## START GIVEN DATA

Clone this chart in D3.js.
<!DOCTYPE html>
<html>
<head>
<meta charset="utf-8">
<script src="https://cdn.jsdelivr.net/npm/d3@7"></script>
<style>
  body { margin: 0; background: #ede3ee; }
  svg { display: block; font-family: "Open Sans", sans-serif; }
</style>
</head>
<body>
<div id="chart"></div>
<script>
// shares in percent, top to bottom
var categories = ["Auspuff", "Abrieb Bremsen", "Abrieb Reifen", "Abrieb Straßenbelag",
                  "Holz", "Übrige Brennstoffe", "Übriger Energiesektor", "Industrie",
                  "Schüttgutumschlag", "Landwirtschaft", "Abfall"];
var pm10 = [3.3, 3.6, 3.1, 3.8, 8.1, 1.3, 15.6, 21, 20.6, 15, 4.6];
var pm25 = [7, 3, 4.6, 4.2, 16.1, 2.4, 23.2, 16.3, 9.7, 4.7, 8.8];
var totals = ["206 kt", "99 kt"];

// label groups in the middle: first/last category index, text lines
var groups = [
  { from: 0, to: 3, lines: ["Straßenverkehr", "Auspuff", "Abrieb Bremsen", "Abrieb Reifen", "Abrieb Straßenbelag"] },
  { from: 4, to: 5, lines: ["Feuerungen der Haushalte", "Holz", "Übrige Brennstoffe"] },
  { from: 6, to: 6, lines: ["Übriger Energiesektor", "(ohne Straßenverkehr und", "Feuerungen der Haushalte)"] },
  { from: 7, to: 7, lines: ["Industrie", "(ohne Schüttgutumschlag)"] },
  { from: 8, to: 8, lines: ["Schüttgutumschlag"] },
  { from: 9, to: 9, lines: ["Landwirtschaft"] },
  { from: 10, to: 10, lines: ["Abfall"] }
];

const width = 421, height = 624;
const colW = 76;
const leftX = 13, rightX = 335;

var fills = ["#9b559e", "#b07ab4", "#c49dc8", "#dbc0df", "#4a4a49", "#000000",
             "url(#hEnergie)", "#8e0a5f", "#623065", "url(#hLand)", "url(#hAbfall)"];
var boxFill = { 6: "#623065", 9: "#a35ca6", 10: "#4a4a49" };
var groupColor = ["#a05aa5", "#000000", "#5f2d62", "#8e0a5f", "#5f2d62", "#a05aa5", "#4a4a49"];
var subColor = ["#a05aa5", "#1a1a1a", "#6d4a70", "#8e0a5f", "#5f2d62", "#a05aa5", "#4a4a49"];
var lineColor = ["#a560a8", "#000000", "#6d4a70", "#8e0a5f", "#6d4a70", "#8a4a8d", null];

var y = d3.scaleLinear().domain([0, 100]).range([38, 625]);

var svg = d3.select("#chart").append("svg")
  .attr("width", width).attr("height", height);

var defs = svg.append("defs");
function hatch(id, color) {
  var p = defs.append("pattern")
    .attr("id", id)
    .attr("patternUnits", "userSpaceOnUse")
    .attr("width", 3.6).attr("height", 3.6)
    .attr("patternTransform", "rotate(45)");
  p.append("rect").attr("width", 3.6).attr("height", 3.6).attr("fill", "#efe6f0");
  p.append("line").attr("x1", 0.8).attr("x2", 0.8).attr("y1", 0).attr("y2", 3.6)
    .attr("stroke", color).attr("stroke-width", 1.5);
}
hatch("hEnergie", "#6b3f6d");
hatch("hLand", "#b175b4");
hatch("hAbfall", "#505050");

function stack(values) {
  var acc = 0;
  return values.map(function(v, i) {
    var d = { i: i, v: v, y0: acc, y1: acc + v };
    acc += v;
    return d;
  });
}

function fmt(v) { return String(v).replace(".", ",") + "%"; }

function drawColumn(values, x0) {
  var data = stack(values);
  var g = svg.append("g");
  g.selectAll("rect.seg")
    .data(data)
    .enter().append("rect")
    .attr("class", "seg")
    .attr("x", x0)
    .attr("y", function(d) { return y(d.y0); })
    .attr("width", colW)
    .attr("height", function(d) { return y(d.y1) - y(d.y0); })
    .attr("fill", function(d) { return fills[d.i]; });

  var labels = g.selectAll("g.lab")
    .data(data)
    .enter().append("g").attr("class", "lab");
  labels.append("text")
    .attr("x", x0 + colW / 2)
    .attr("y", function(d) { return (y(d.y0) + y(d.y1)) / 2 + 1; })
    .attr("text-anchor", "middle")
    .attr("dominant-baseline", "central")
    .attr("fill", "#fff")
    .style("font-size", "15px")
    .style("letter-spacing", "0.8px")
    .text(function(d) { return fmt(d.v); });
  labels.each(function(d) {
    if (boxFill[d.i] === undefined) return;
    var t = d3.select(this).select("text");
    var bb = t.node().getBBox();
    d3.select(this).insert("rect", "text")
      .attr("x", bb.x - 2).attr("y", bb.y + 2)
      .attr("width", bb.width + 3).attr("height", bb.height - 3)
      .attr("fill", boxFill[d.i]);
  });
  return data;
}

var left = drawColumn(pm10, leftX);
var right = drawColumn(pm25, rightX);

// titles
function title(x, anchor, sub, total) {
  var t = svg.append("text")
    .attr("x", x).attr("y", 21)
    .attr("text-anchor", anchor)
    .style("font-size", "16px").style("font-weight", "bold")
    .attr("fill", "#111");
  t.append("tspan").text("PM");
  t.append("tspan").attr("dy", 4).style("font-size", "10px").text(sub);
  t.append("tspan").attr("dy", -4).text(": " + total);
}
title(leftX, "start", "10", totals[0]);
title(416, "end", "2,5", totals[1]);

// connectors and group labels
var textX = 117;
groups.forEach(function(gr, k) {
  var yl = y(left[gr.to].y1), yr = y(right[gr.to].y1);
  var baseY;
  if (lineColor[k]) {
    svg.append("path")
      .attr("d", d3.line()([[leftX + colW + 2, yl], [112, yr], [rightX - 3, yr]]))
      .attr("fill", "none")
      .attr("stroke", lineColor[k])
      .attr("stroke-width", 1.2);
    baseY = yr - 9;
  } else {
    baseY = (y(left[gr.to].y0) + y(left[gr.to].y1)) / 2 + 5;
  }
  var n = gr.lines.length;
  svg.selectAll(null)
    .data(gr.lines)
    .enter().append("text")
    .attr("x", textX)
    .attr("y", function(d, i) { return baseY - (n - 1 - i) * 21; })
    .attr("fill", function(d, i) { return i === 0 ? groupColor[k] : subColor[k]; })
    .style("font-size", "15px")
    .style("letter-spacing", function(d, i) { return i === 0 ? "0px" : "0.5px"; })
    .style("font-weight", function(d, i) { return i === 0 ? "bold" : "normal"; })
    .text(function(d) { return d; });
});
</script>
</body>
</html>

## END GIVEN DATA
## START GIVEN DATA

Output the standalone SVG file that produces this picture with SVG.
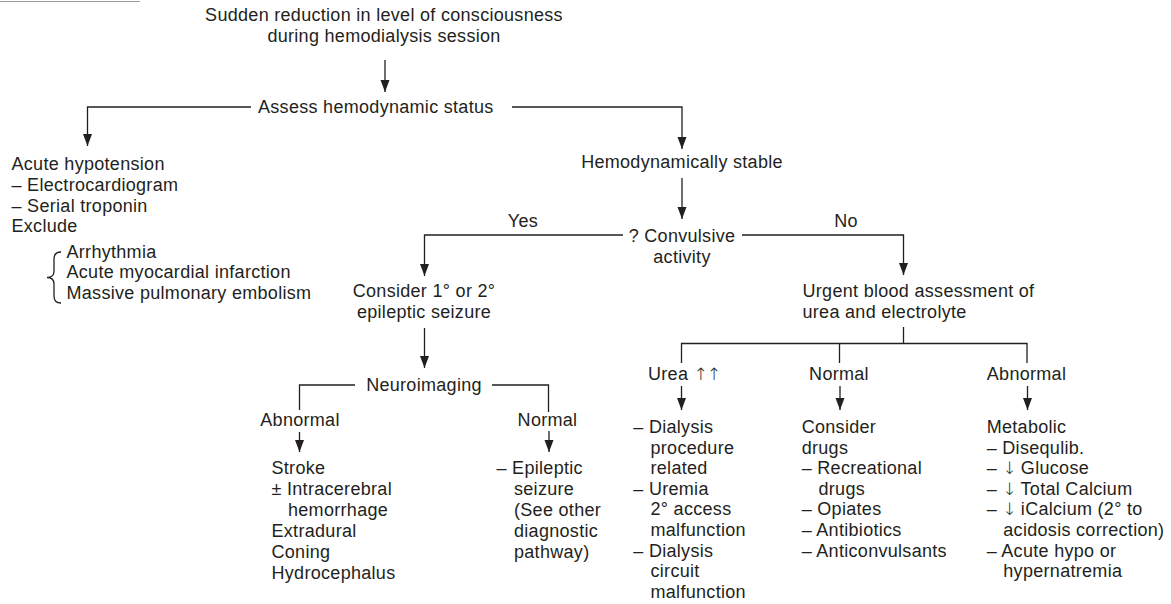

## END GIVEN DATA
## START GIVEN DATA

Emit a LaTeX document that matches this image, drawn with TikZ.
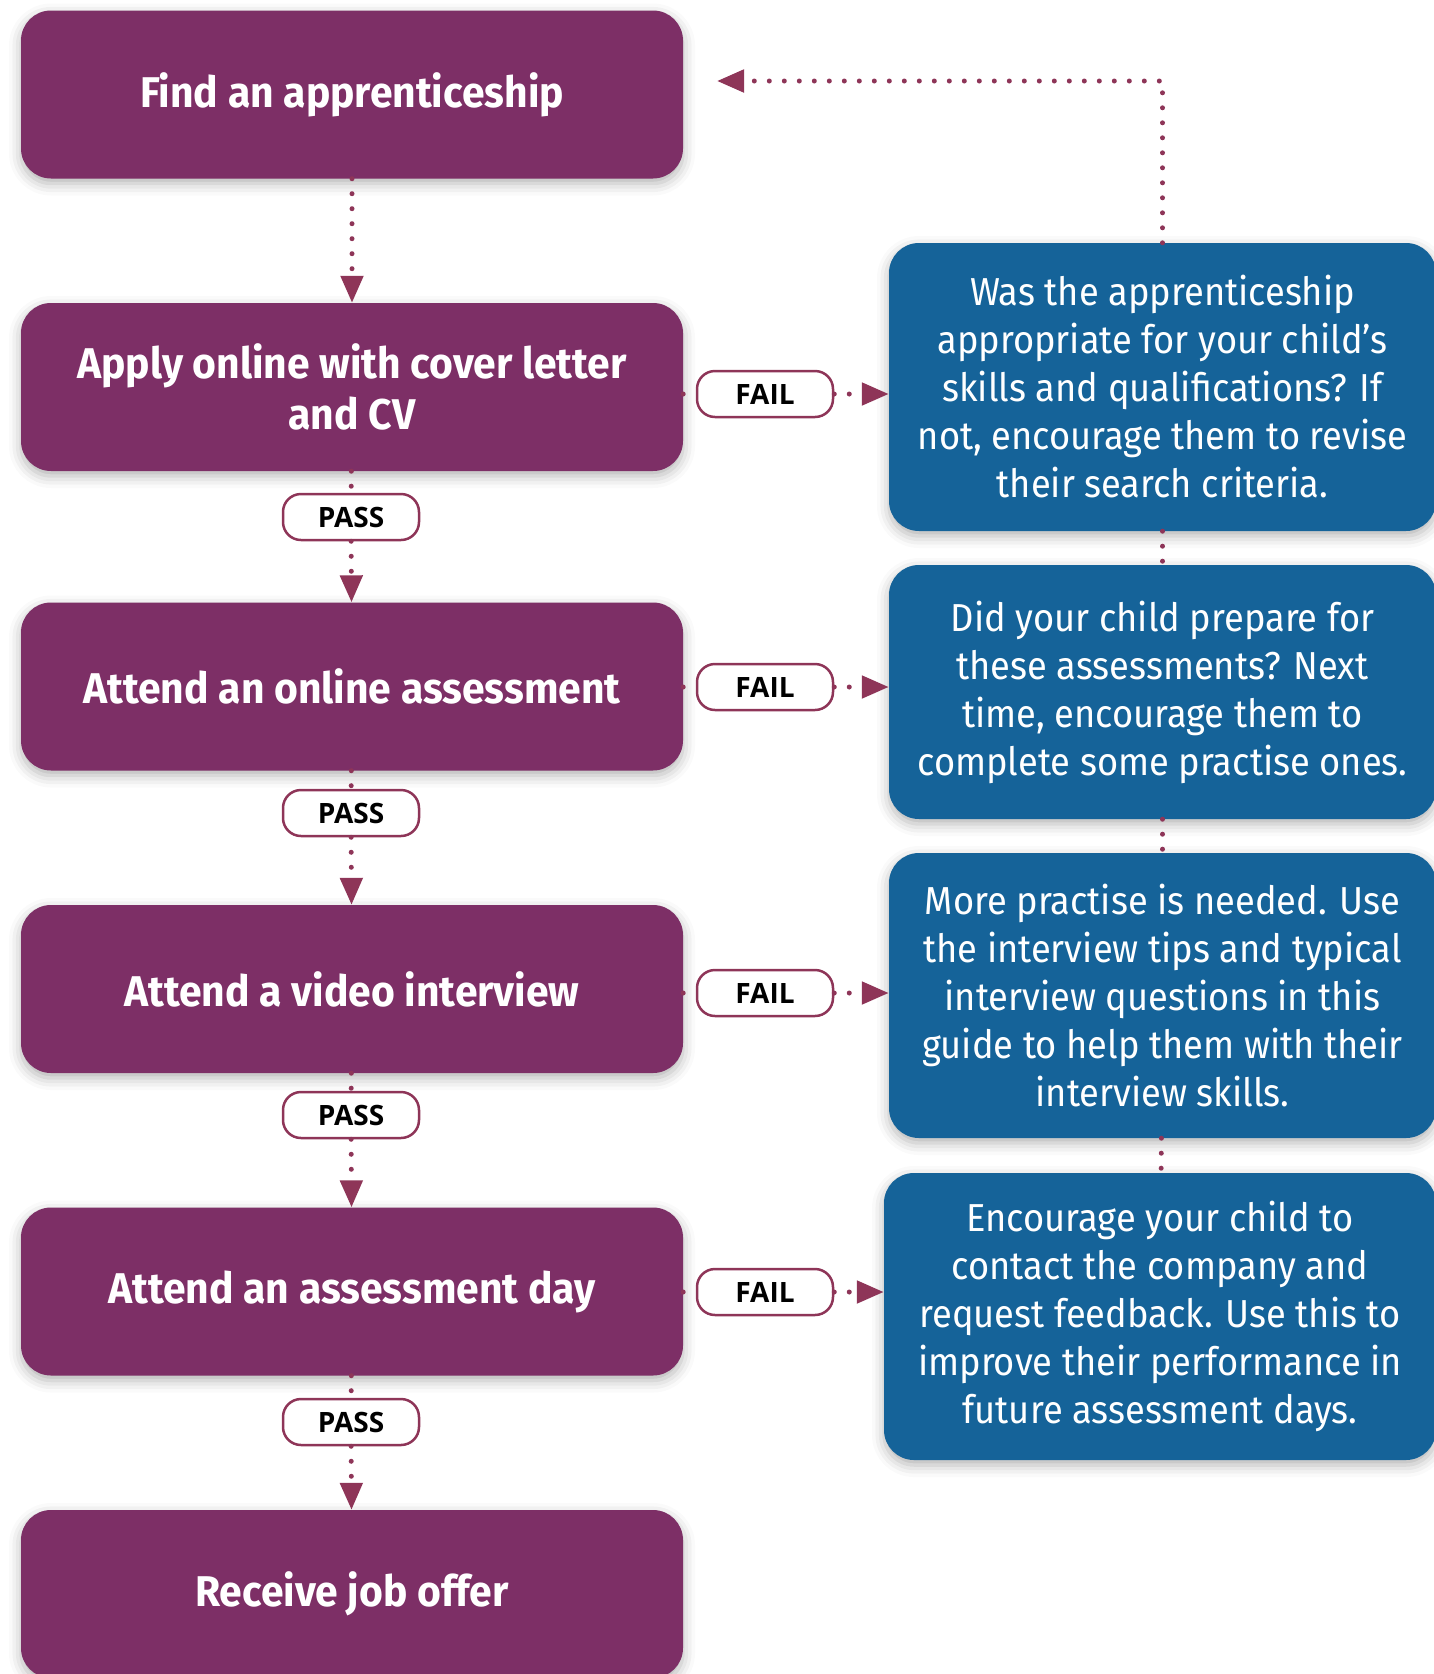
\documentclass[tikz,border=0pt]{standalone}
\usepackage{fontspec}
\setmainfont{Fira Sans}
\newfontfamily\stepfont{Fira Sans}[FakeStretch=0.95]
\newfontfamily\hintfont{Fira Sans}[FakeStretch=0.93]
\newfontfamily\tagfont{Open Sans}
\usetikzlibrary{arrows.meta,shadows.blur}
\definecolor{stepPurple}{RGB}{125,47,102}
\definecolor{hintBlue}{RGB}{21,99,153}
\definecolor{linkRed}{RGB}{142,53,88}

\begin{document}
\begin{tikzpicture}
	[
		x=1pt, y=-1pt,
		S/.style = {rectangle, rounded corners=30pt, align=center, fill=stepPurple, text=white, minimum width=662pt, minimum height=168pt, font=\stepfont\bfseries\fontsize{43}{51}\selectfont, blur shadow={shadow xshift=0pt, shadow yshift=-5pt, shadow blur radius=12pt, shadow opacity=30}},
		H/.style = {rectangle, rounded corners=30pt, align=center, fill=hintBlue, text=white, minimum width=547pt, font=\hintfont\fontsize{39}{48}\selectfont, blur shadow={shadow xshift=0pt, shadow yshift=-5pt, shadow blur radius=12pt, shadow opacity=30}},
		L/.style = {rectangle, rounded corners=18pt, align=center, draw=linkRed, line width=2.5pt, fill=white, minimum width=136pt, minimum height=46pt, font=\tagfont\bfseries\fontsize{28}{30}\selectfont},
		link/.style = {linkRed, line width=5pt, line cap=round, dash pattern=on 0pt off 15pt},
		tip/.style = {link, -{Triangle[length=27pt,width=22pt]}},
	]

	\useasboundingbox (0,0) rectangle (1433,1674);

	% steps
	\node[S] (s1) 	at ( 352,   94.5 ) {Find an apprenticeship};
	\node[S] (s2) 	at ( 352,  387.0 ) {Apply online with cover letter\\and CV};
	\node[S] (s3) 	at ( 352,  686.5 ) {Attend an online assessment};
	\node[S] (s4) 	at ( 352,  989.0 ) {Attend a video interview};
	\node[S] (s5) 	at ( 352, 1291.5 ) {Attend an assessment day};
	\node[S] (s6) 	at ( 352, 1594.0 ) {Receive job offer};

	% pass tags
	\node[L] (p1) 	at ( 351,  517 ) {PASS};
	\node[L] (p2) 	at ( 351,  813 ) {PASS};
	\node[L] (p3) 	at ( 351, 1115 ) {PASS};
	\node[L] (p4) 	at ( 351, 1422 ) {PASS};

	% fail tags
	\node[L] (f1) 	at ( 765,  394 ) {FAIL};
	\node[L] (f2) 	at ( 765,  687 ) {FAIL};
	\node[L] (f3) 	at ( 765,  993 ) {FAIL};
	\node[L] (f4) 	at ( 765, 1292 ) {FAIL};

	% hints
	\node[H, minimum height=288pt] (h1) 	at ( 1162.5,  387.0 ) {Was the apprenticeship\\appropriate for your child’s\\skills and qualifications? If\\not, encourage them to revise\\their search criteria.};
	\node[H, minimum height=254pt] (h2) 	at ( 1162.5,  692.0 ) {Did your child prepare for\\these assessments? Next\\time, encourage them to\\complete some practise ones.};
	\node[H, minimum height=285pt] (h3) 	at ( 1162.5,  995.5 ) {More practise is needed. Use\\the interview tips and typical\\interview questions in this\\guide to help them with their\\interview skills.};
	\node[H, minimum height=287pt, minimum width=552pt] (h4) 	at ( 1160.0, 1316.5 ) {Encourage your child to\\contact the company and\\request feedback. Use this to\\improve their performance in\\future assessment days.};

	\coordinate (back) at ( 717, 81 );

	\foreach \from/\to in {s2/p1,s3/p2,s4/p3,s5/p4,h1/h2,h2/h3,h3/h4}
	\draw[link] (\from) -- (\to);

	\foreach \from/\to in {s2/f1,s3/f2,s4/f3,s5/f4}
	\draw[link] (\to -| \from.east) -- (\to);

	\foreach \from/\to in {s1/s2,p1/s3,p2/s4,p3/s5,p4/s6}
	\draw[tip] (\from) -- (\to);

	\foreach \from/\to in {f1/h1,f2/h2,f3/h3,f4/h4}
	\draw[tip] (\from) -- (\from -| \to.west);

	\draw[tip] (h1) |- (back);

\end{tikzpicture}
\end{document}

## END GIVEN DATA

### THE PROBLEM
What lines above run from the one with "Emit a LaTeX" to the one with "( 352, 1594.0"? Give them again exactly, ends included, and leave the pictures out.

### CORRECT ANSWER
Emit a LaTeX document that matches this image, drawn with TikZ.
\documentclass[tikz,border=0pt]{standalone}
\usepackage{fontspec}
\setmainfont{Fira Sans}
\newfontfamily\stepfont{Fira Sans}[FakeStretch=0.95]
\newfontfamily\hintfont{Fira Sans}[FakeStretch=0.93]
\newfontfamily\tagfont{Open Sans}
\usetikzlibrary{arrows.meta,shadows.blur}
\definecolor{stepPurple}{RGB}{125,47,102}
\definecolor{hintBlue}{RGB}{21,99,153}
\definecolor{linkRed}{RGB}{142,53,88}

\begin{document}
\begin{tikzpicture}
	[
		x=1pt, y=-1pt,
		S/.style = {rectangle, rounded corners=30pt, align=center, fill=stepPurple, text=white, minimum width=662pt, minimum height=168pt, font=\stepfont\bfseries\fontsize{43}{51}\selectfont, blur shadow={shadow xshift=0pt, shadow yshift=-5pt, shadow blur radius=12pt, shadow opacity=30}},
		H/.style = {rectangle, rounded corners=30pt, align=center, fill=hintBlue, text=white, minimum width=547pt, font=\hintfont\fontsize{39}{48}\selectfont, blur shadow={shadow xshift=0pt, shadow yshift=-5pt, shadow blur radius=12pt, shadow opacity=30}},
		L/.style = {rectangle, rounded corners=18pt, align=center, draw=linkRed, line width=2.5pt, fill=white, minimum width=136pt, minimum height=46pt, font=\tagfont\bfseries\fontsize{28}{30}\selectfont},
		link/.style = {linkRed, line width=5pt, line cap=round, dash pattern=on 0pt off 15pt},
		tip/.style = {link, -{Triangle[length=27pt,width=22pt]}},
	]

	\useasboundingbox (0,0) rectangle (1433,1674);

	% steps
	\node[S] (s1) 	at ( 352,   94.5 ) {Find an apprenticeship};
	\node[S] (s2) 	at ( 352,  387.0 ) {Apply online with cover letter\\and CV};
	\node[S] (s3) 	at ( 352,  686.5 ) {Attend an online assessment};
	\node[S] (s4) 	at ( 352,  989.0 ) {Attend a video interview};
	\node[S] (s5) 	at ( 352, 1291.5 ) {Attend an assessment day};
	\node[S] (s6) 	at ( 352, 1594.0 ) {Receive job offer};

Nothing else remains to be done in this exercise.